Крупнейший исследователь московских слобод XVII в. С. К. Богоявленский отмечает, что названия «слобода» и «сотня» равнозначны, однако название «сотня» применялось только к объединению непривилегированных «черных» людей. На вопросе о том, что собой представляли первоначальные «сотни», нам придется еще остановиться, здесь же отметим только одну замечательную особенность московских слобод XVII в.: все они находились за пределами не только Кремля и Китай-города, но и большей частью за пределами Белого города, за исключением Кисловской царицыной и Кузнецкой.

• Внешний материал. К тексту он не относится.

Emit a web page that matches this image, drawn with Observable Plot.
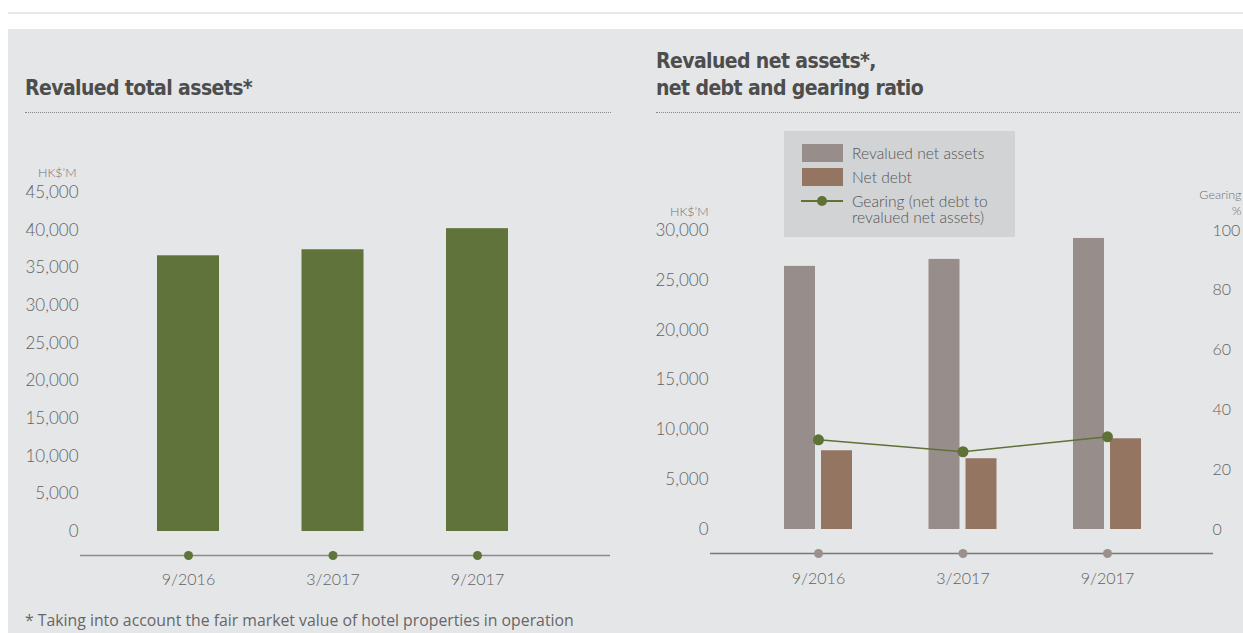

Такое расположение слобод объясняет нам очень многое в их истории. Московские слободы возникли за пределами городской территории, границы которой в основном совпадали с позднейшей чертой Белого города. Слободы, населенные людьми великого князя или московских князей-совладельцев, естественно, возникали за городской чертой и управлялись особо от других горожан.
МОСКОВСКИЕ ЧЕРНЫЕ СОТНИ
Московские слободки пользовались особыми правами и возникали на княжеских или боярских землях. Иной характер имели «черные сотни», которые в XVII в. представляли собой объединения «черных людей». По наиболее точным сведениям, приведенным С. К. Богоявленским в интереснейшей статье о московских слободах в XVII в., по прихотливым приказным счетам имелись следующие сотни, полусотни и четверти сотен: Арбатская четверть сотни по Арбату; Дмитровская сотня в Белом городе, между Тверской и Петровской; Новая Дмитровская сотня в Земляном городе, выделившаяся из предыдущей; Кожевницкая полусотня за Москвой-рекой в Кожевниках; Мясницкая полусотня в Белом городе по Мясницкой; Никитская сотня в Земляном городе за Никитскими воротами; Новгородская в Белом городе между Никитской и Дмитровской сотнями; Ордынская за Москвой-рекой, по Ордынке и Пятницкой; Покровская в Белом городе, от Сретенки до Ивановского монастыря; Пятницкая за Москвой-рекой, по Пятницкой улице; Ржевская, находившаяся, по-видимому, в Белом городе, у Пречистенских ворот, где были церкви Ржевской Богоматери и Ржевской Пятницы; Ростовская, вероятно у Пречистенских ворот; Сретенская в Белом городе, по Сретенке; Устюжская полусотня в Белом городе, около Большой Никитской; Чертольская четверть сотни у Пречистенских ворот. Всего в XVII в. известно было 15 сотен, полусотен и четвертей сотен. Кроме того, две сотни, Гостинная и Суконная, не были территориальными единицами, а включали в свой состав крупное купечество.